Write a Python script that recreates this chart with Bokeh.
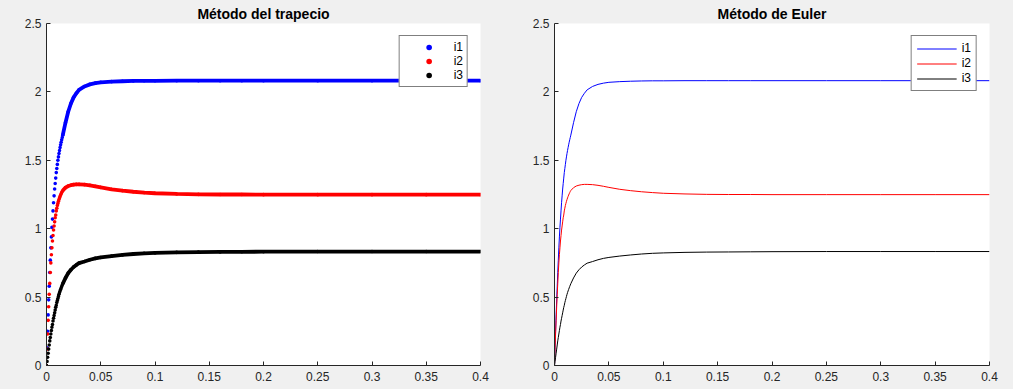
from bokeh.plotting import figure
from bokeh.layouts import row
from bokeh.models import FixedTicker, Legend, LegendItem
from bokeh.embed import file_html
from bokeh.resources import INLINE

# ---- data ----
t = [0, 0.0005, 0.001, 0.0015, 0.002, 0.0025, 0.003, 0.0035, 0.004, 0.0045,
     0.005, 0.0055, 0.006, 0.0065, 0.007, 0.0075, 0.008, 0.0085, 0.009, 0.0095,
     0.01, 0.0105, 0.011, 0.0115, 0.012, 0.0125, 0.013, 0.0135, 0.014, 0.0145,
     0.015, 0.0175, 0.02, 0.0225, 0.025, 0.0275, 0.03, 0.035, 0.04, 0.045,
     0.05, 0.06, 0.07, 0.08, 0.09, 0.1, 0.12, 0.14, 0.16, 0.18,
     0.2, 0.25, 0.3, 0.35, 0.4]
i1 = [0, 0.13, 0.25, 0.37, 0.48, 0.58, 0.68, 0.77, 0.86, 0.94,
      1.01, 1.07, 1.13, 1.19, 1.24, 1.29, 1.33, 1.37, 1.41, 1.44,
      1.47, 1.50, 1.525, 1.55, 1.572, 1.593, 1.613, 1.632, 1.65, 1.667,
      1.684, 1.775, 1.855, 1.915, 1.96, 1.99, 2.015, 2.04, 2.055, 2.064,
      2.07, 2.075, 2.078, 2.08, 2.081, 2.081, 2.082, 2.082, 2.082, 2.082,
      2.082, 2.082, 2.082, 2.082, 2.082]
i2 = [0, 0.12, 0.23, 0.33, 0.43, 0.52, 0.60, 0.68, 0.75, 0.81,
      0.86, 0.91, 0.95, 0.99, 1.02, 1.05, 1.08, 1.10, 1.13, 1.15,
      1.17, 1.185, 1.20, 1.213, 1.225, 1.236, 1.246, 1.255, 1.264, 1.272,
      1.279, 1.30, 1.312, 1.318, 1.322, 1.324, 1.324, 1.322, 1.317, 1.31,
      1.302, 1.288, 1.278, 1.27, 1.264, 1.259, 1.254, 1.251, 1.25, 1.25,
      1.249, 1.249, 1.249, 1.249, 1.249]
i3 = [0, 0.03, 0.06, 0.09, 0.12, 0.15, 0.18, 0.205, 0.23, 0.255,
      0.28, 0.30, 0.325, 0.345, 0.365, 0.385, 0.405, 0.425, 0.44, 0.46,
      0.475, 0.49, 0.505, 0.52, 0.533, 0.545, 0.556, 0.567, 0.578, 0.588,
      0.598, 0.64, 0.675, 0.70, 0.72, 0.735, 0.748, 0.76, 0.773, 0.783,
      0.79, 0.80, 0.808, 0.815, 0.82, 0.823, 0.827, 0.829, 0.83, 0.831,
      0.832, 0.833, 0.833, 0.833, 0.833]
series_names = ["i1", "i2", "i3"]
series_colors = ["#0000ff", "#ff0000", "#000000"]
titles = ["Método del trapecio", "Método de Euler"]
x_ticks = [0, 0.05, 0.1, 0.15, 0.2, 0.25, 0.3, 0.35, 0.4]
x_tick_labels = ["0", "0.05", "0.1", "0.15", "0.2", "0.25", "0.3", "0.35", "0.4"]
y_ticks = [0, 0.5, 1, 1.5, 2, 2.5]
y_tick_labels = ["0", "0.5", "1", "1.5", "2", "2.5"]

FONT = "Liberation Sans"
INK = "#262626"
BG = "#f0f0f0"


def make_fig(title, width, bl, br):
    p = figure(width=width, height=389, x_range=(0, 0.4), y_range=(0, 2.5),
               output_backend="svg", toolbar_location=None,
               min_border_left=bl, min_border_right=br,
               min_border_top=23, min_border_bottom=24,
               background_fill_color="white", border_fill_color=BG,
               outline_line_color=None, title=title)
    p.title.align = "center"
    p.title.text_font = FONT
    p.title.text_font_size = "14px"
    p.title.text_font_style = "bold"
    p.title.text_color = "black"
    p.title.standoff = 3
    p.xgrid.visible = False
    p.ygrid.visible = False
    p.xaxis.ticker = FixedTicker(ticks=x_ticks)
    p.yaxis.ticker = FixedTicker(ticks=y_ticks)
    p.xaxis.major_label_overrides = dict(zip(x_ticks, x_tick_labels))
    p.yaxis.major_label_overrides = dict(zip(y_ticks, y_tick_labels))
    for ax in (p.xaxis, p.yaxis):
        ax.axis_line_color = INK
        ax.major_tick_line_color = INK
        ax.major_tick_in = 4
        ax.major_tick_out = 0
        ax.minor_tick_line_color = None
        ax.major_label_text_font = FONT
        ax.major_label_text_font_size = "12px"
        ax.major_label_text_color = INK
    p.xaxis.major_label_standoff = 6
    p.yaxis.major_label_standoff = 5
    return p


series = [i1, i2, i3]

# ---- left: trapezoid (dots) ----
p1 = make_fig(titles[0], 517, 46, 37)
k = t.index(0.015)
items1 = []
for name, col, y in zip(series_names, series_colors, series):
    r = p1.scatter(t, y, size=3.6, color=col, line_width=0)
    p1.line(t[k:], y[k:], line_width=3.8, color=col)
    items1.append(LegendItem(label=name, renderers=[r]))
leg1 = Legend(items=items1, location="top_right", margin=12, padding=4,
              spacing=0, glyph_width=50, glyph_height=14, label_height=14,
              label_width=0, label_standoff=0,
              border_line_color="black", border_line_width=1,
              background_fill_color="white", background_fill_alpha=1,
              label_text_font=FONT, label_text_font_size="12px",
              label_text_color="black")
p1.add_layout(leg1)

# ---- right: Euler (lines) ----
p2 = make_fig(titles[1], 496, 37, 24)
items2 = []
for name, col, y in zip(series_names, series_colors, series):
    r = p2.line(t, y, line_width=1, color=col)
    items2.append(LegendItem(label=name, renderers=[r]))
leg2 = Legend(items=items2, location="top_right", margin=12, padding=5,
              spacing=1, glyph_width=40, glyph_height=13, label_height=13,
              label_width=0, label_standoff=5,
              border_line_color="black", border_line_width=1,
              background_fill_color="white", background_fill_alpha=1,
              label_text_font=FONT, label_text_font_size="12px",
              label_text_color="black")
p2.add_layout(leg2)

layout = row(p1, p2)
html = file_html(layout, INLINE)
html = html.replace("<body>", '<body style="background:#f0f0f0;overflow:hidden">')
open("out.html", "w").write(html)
===
Job
Repeat only the lines from the beginning of the material through the line containing "from bokeh.resources import INLINE", both ends kept, leaving pictures out.

Task result
Write a Python script that recreates this chart with Bokeh.
from bokeh.plotting import figure
from bokeh.layouts import row
from bokeh.models import FixedTicker, Legend, LegendItem
from bokeh.embed import file_html
from bokeh.resources import INLINE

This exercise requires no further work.